Hi, I am a beginner in CUDA.
Recently I was trying to implement BFS with CUDA Dynamic Parallelism (CDP).
if (id < TEST_NODE && Fa[id] == true && Xa[id] == true)
{
Fa[id] = false;
int start = Va[id].start;
int end = start + Va[id].length;
if (Va[id].length >= THRESHOLD) // CDP condition
{
int num_blks = (Va[id].length / 32) + (Va[id].length % 32 != 0);
int threads = 32;
// launch child kernel
CUDA_BFS_NEIGHBOR_KERNEL <<<num_blks, threads>>> (Va, Ea, Fa, Xa, Ca, done, d, start, end);
}
else
{
for (int i = start; i < end; i++)
{
int nid = Ea[i];
if (Xa[nid] == false)
{
Ca[nid] = Ca[id] + 1;
Fa[nid] = true;
*done = false;
}
}
}
}
The above code is part of the BFS kernel. When the number of neighbors of a node is greater than the given threshold, the child kernel will be launched.
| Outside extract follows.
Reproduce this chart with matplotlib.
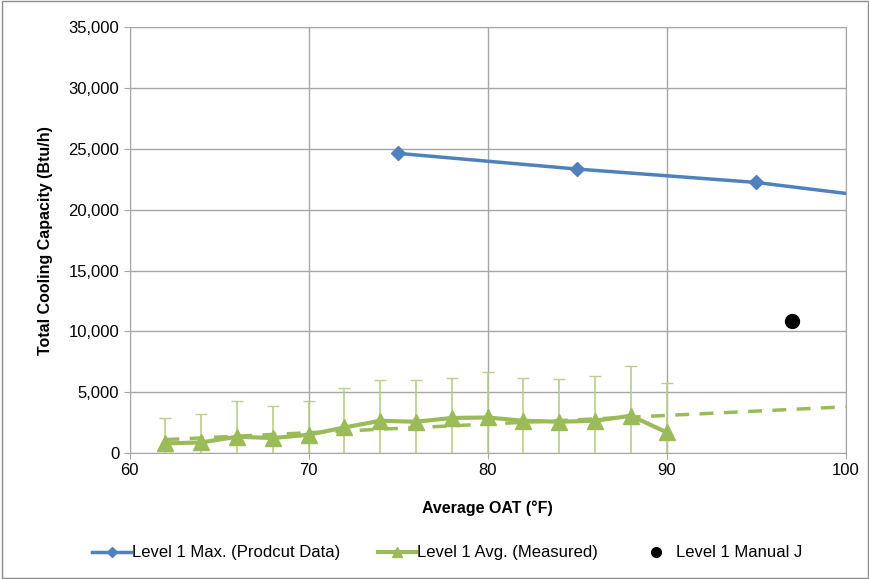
import matplotlib
matplotlib.use("Agg")
import matplotlib.pyplot as plt
from matplotlib.patches import Rectangle

# Level 1 max. (product data)
max_oat = [75, 85, 95, 100]
max_cap = [24630, 23340, 22240, 21340]
max_marked = [0, 1, 2]   # 100 °F end has no marker

# Level 1 avg. (measured) with upper error tops
avg_oat = [62, 64, 66, 68, 70, 72, 74, 76, 78, 80, 82, 84, 86, 88, 90]
avg_cap = [790, 870, 1340, 1230, 1500, 2100, 2650, 2570, 2880, 2920, 2650, 2570, 2650, 3060, 1700]
avg_top = [2880, 3200, 4300, 3860, 4300, 5340, 6000, 6000, 6200, 6650, 6160, 6080, 6300, 7150, 5750]

# dashed trend of the measured averages
trend_oat = [62, 100]
trend_cap = [1100, 3800]

# Level 1 Manual J
manj_oat = [97]
manj_cap = [10850]

BLUE = "#4f81bd"
GREEN = "#9bbb59"
GREEN_LIGHT = "#b8d08a"
GRID = "#a6a6a6"

plt.rcParams["font.family"] = ["Liberation Sans", "DejaVu Sans"]

fig = plt.figure(figsize=(8.7, 5.79), dpi=100)
ax = fig.add_axes([0.149, 0.2176, 0.823, 0.7354])

err = [c_top - c for c, c_top in zip(avg_cap, avg_top)]
ax.errorbar(avg_oat, avg_cap, yerr=err, fmt="none", ecolor=GREEN_LIGHT,
            elinewidth=1.2, capsize=4, capthick=1.0, zorder=2)
ax.plot(trend_oat, trend_cap, "--", color=GREEN, lw=2.5, dashes=(4, 3), zorder=3)
ax.plot(avg_oat, avg_cap, "-^", color=GREEN, lw=3, ms=11, zorder=4,
        label="Level 1 Avg. (Measured)")
ax.plot(max_oat, max_cap, "-D", color=BLUE, lw=2.5, ms=7, markevery=max_marked,
        zorder=4, label="Level 1 Max. (Prodcut Data)")
ax.plot(manj_oat, manj_cap, "o", color="black", ms=10, ls="none", zorder=5,
        label="Level 1 Manual J")

ax.set_xlim(60, 100)
ax.set_ylim(0, 35000)
ax.set_xticks(range(60, 101, 10))
ax.set_yticks(range(0, 35001, 5000))
ax.yaxis.set_major_formatter(matplotlib.ticker.FuncFormatter(lambda v, p: f"{int(v):,}"))
ax.grid(True, color=GRID, lw=1)
ax.set_axisbelow(True)
for s in ax.spines.values():
    s.set_color(GRID)
ax.tick_params(colors=GRID, labelcolor="black", labelsize=12, length=4)
ax.set_xlabel("Average OAT (°F)", fontsize=11.5, fontweight="bold", labelpad=16)
ax.set_ylabel("Total Cooling Capacity (Btu/h)", fontsize=11.5, fontweight="bold", labelpad=11)

h, l = ax.get_legend_handles_labels()
order = [1, 0, 2]
fig.legend([h[i] for i in order], [l[i] for i in order], loc="center",
           bbox_to_anchor=(0.514, 0.045), ncol=3, frameon=False, fontsize=12,
           handlelength=2.3, handletextpad=0.05, columnspacing=2.3, markerscale=0.7)

fig.add_artist(Rectangle((0.002, 0.002), 0.996, 0.996, transform=fig.transFigure,
                         fill=False, edgecolor="#8c8c8c", lw=1))

fig.savefig("out.png", dpi=100)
if (Va[id].length >= THRESHOLD) // THRESHOLD = 1048576
{
int num_blks = (Va[id].length / 32) + (Va[id].length % 32 != 0);
int threads = 32;
CUDA_BFS_NEIGHBOR_KERNEL <<<num_blks, threads>>> (Va, Ea, Fa, Xa, Ca, done, d, start, end);
}
else
{
...; // visit neighbors w/o CDP
}
}
However, after I turned CDP off (set the threshold to a very large number), I found that even though the conditions for CDP were never hold, the child kernel launch overhead was still there (elapsed time ≈ 125ms for BFS).
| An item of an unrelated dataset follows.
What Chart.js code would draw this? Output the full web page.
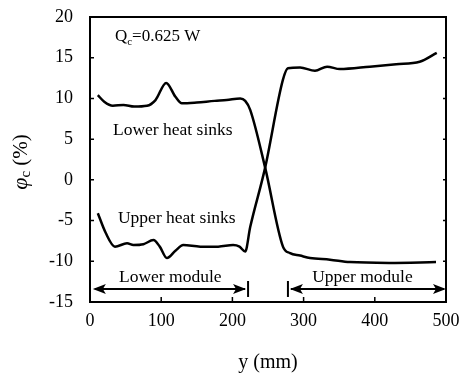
<!DOCTYPE html>
<html>
<head>
<meta charset="utf-8">
<script src="https://cdn.jsdelivr.net/npm/chart.js@4/dist/chart.umd.min.js"></script>
<style>
html,body{margin:0;padding:0;background:#fff;}
#wrap{width:464px;height:378px;position:relative;}
</style>
</head>
<body>
<div id="wrap"><canvas id="c" width="464" height="378"></canvas></div>
<script>
// Position along the module y (mm) and phi_c (%) values
const lowerX = [11, 20, 32, 47, 62, 80, 92, 107, 120, 129, 150, 175, 192, 211, 218, 225, 246, 271, 281, 295, 309, 337, 365, 420, 486];
const lowerY = [10.4, 9.6, 9.1, 9.2, 9.0, 9.1, 9.8, 11.9, 10.2, 9.4, 9.5, 9.7, 9.8, 10.0, 9.7, 8.6, 1.5, -8.2, -9.0, -9.3, -9.6, -9.8, -10.1, -10.2, -10.1];
const upperX = [11, 22, 35, 52, 61, 75, 89, 98, 108, 120, 131, 155, 180, 201, 210, 218, 225, 246, 271, 278, 295, 316, 333, 351, 393, 430, 463, 487];
const upperY = [-4.1, -6.5, -8.2, -7.8, -8.0, -7.9, -7.4, -8.2, -9.6, -8.7, -8.0, -8.2, -8.2, -8.0, -8.2, -8.8, -5.8, 1.5, 12.3, 13.7, 13.8, 13.4, 13.9, 13.6, 13.9, 14.2, 14.5, 15.6];
const seriesNames = ['Lower heat sinks', 'Upper heat sinks'];
const xTicks = [0, 100, 200, 300, 400, 500];
const yTicks = [-15, -10, -5, 0, 5, 10, 15, 20];
// module extents (mm)
const moduleNames = ['Lower module', 'Upper module'];
const moduleStart = [4, 278];
const moduleEnd = [222, 500];

const FONT = '"Liberation Serif", "Times New Roman", serif';

function pts(xs, ys) { return xs.map((x, i) => ({x: x, y: ys[i]})); }

const annot = {
  id: 'annot',
  afterDraw(chart) {
    const ctx = chart.ctx;
    const xs = chart.scales.x, ys = chart.scales.y;
    const a = chart.chartArea;
    ctx.save();
    ctx.strokeStyle = '#000';
    ctx.fillStyle = '#000';
    // frame top & right
    ctx.lineWidth = 2;
    ctx.beginPath();
    ctx.moveTo(a.left, a.top); ctx.lineTo(a.right, a.top); ctx.lineTo(a.right, a.bottom);
    ctx.stroke();
    // inward ticks
    ctx.lineWidth = 1.5;
    ctx.beginPath();
    yTicks.forEach(v => {
      const p = ys.getPixelForValue(v);
      ctx.moveTo(a.left, p); ctx.lineTo(a.left + 4, p);
      ctx.moveTo(a.right, p); ctx.lineTo(a.right - 3, p);
    });
    xTicks.forEach(v => {
      const p = xs.getPixelForValue(v);
      ctx.moveTo(p, a.bottom); ctx.lineTo(p, a.bottom - 5);
    });
    ctx.stroke();

    // texts
    ctx.textBaseline = 'alphabetic';
    ctx.textAlign = 'left';
    ctx.font = '17px ' + FONT;
    // Q_c=0.625 W
    let qx = xs.getPixelForValue(35), qy = ys.getPixelForValue(17.0);
    ctx.fillText('Q', qx, qy);
    let w = ctx.measureText('Q').width;
    ctx.font = '11px ' + FONT;
    ctx.fillText('c', qx + w, qy + 4);
    let w2 = ctx.measureText('c').width;
    ctx.font = '17px ' + FONT;
    ctx.fillText('=0.625 W', qx + w + w2, qy);

    ctx.font = '17.5px ' + FONT;
    ctx.fillText(seriesNames[0], xs.getPixelForValue(32.3), ys.getPixelForValue(5.5));
    ctx.fillText(seriesNames[1], xs.getPixelForValue(39.3), ys.getPixelForValue(-5.3));
    ctx.fillText(moduleNames[0], xs.getPixelForValue(40.7), ys.getPixelForValue(-12.6));
    ctx.fillText(moduleNames[1], xs.getPixelForValue(312), ys.getPixelForValue(-12.6));

    // module arrows
    const ay = ys.getPixelForValue(-13.4);
    function head(tip, dir) {
      ctx.beginPath();
      ctx.moveTo(tip, ay);
      ctx.lineTo(tip - dir * 13, ay - 5);
      ctx.lineTo(tip - dir * 10, ay);
      ctx.lineTo(tip - dir * 13, ay + 5);
      ctx.closePath();
      ctx.fill();
    }
    ctx.lineWidth = 2;
    // lower module
    let l0 = xs.getPixelForValue(moduleStart[0]);
    let l1 = xs.getPixelForValue(moduleEnd[0]);
    ctx.beginPath(); ctx.moveTo(l0 + 2, ay); ctx.lineTo(l1 - 3, ay); ctx.stroke();
    head(l0, -1); head(l1 - 2, 1);
    ctx.beginPath(); ctx.moveTo(l1, ay - 8); ctx.lineTo(l1, ay + 8); ctx.stroke();
    // upper module
    let u0 = xs.getPixelForValue(moduleStart[1]);
    let u1 = xs.getPixelForValue(moduleEnd[1]);
    ctx.beginPath(); ctx.moveTo(u0 + 3, ay); ctx.lineTo(u1 - 2, ay); ctx.stroke();
    head(u0 + 2, -1); head(u1, 1);
    ctx.beginPath(); ctx.moveTo(u0, ay - 8); ctx.lineTo(u0, ay + 8); ctx.stroke();

    // y axis title: phi_c (%)
    ctx.translate(21, 162);
    ctx.rotate(-Math.PI / 2);
    ctx.textBaseline = 'middle';
    const parts = [
      {t: '\u03C6', f: 'italic 22px ' + FONT, dy: 0},
      {t: 'c', f: '15px ' + FONT, dy: 5},
      {t: ' (%)', f: '21px ' + FONT, dy: 0}
    ];
    let total = 0;
    parts.forEach(p => { ctx.font = p.f; p.w = ctx.measureText(p.t).width; total += p.w; });
    let cx = -total / 2;
    parts.forEach(p => { ctx.font = p.f; ctx.fillText(p.t, cx, p.dy); cx += p.w; });
    ctx.restore();
  }
};

new Chart(document.getElementById('c'), {
  type: 'line',
  data: {
    datasets: [
      {label: seriesNames[0], data: pts(lowerX, lowerY), borderColor: '#000', borderWidth: 2.5, pointRadius: 0, cubicInterpolationMode: 'monotone', fill: false},
      {label: seriesNames[1], data: pts(upperX, upperY), borderColor: '#000', borderWidth: 2.5, pointRadius: 0, cubicInterpolationMode: 'monotone', fill: false}
    ]
  },
  options: {
    responsive: false,
    animation: false,
    devicePixelRatio: 1,
    layout: {padding: {left: 0, top: 17, right: 18, bottom: 0}},
    plugins: {legend: {display: false}, tooltip: {enabled: false}},
    scales: {
      x: {
        type: 'linear', min: 0, max: 500,
        afterFit(s) { s.height = 76; s.paddingLeft = 0; s.paddingRight = 0; s.paddingTop = 0; s.paddingBottom = 0; },
        afterBuildTicks(s) { s.ticks = xTicks.map(v => ({value: v})); },
        grid: {display: false, drawTicks: false},
        border: {display: true, color: '#000', width: 2},
        ticks: {color: '#000', font: {family: FONT, size: 18}, padding: 8, maxRotation: 0},
        title: {display: true, text: 'y (mm)', color: '#000', font: {family: FONT, size: 20}, padding: {top: 0, bottom: 3}}
      },
      y: {
        type: 'linear', min: -15, max: 20,
        afterFit(s) { s.width = 90; s.paddingLeft = 0; s.paddingRight = 0; s.paddingTop = 0; s.paddingBottom = 0; },
        afterBuildTicks(s) { s.ticks = yTicks.map(v => ({value: v})); },
        grid: {display: false, drawTicks: false},
        border: {display: true, color: '#000', width: 2},
        ticks: {color: '#000', font: {family: FONT, size: 18}, padding: 17}
      }
    }
  },
  plugins: [annot]
});
</script>
</body>
</html>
if (Va[id].length >= THRESHOLD) // THRESHOLD = 1048576
{
int num_blks = (Va[id].length / 32) + (Va[id].length % 32 != 0);
int threads = 32;
// CUDA_BFS_NEIGHBOR_KERNEL <<<num_blks, threads>>> (Va, Ea, Fa, Xa, Ca, done, d, start, end);
}
else
{
...; // visit neighbors w/o CDP
}
}
if (Va[id].length >= THRESHOLD) // THRESHOLD = 1048576
{
int num_blks = (Va[id].length / 32) + (Va[id].length % 32 != 0);
int threads = 32;
while(true) printf("Oh NO...");
CUDA_BFS_NEIGHBOR_KERNEL <<<num_blks, threads>>> (Va, Ea, Fa, Xa, Ca, done, d, start, end);
}
else
{
...; // visit neighbors w/o CDP
}
}
And when I delete the line of code that launches the child kernel, or add while(true);
above it, the performance is improved. (elapsed time ≈ 25ms for BFS)
What I want to ask is:
- Where does this launch overhead come from (when the CDP condition is never met)?
- Can I avoid unnecessary launch overhead when I don’t want to start the kernel (the number of neighbors is less than the threshold)?